Un autre lieu accueille également les dignitaires du monde entier : le ministère des Affaires étrangères. L’administration est divisée en plusieurs bâtiments, mais le lieu central est l’hôtel situé quai d’Orsay, sur les bords de la Seine. Même si les œuvres y sont bien moins nombreuses qu’à l’Elysée, le ministère a reçu en prêt quelque 15 000 biens au fil des ans.

En majorité il s’agit de vaisselle de Sèvres, avec un taux de disparition qui frôle les 75%, soit légèrement moins que pour la présidence. En revanche, avec plus de 50% des œuvres d’art prêtées par le Cnap ou les musées disparues et 25% des pièces fournies par le Mobilier national volatilisées, le quai d’Orsay fait moins bien que l’Elysée.

Ainsi, trois canapés en bois doré du second empire manquent à l’appel, selon le Mobilier national. Tout comme une pendule en marbre blanc et gris de l’époque Louis XVI volée en 2002. Du côté des peintures disparues, on peut citer une marine de Reinier Nooms, peintre hollandais du milieu du XVIIe siècle.

Une plainte a été déposée pour cette toile, mais ce n’est pas le cas de la très grande majorité des objets disparus. Même en excluant la vaisselle de Sèvres et en ne gardant que des œuvres d’art de la Cnap, des musées nationaux et du Mobilier national, seulement 15% des objets disparus font l’objet d’une plainte, selon les derniers chiffres du CRDOA.

Pour l’Elysée, ce chiffre est même bien plus faible, puisque seules 14 plaintes ont déjà été déposées sur 700 objets disparus. A l’inverse, ce taux de plainte grimpe à presque 20% pour les services du Premier ministre et dépasse 35% au ministère de la Culture.

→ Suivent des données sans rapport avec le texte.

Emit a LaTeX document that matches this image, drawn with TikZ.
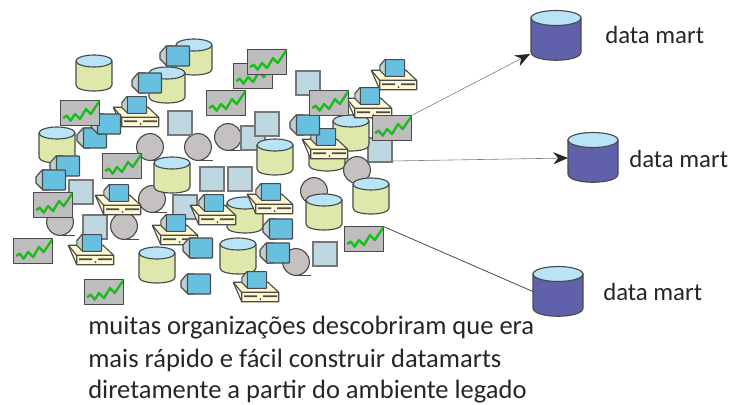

Pourquoi toutes les disparitions ne font-elles pas l’objet d’une plainte ? La CRDOA évoque deux critères principaux : « Soit la valeur est considérée comme trop faible pour motiver une plainte, soit les chances de retrouver les objets sont considérées insuffisantes car on ne dispose pas de visuel permettant d’identifier l’œuvre ». La grande majorité de ces trésors ont donc peu de chances de revenir un jour dans la collection de l’Etat.